A free society, politically, in which wealth and distinction were debarred to none, the aristocratic influences of slavery were the propitious inducements in the South, to the cultivation of that personal dignity which marks the refinement of rank, in contradistinction to the vulgar pretensions and affectation of a mere aristocracy of money. The patrician society of the South sought the noblest type of republicanism—regulated liberty—beyond the influence of ignorant and fanatical mobs, that perfect order which reposes securely upon virtue, intelligence, and interested attachment, which all human experience teaches are the only reliable safeguards of freedom.
The noblest achievement of constitutional liberty would have been the realization of the Southern ideal of republicanism. The success and beneficence of such a government would have been in perfect accord with the philosophy of history. Every nation to which has been guaranteed a free constitution is indebted for its liberal features to its educated, patrician classes, while all the decayed republics of history owed their downfall to the corruption and excesses of an “unbridled Democracy.”
Of such a government, Jefferson Davis was the appropriately chosen head.
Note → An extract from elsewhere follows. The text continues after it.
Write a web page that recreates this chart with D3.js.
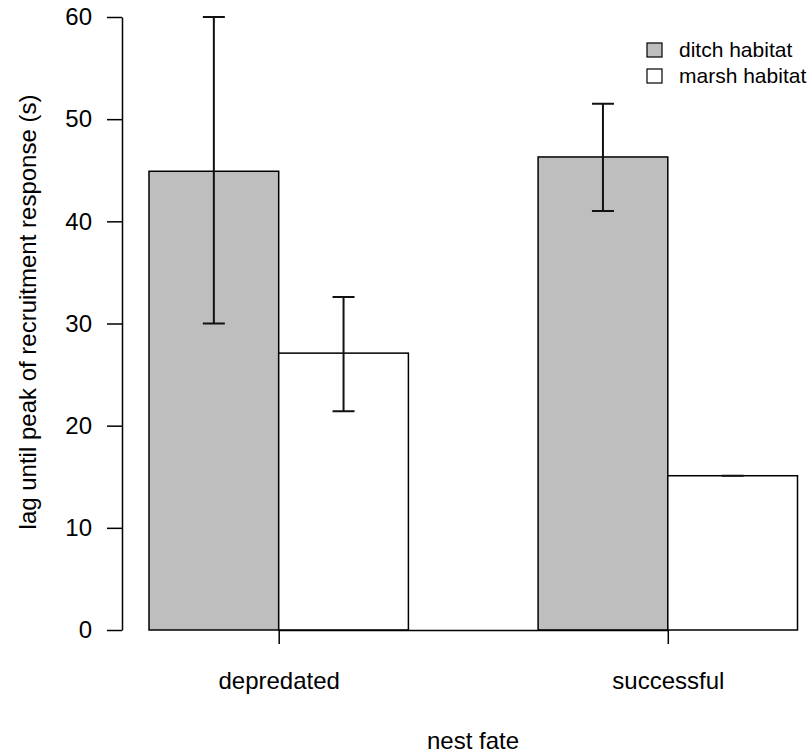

An ardent republican, in the truest and noblest sense of that abused term, a foe to absolutism and radicalism in every shape, he was the noblest product of a conservatism in which the elements of distinction were ability, intelligence, refinement, and social position. When, added to this representative quality, are considered his splendid career of public service, and his varied talents, exemplified on almost every field of exertion, it must be conceded that no ruler was ever more worthily invited to the head of a nation, and assuredly none ever was invited with such unanimity of popular acclaim.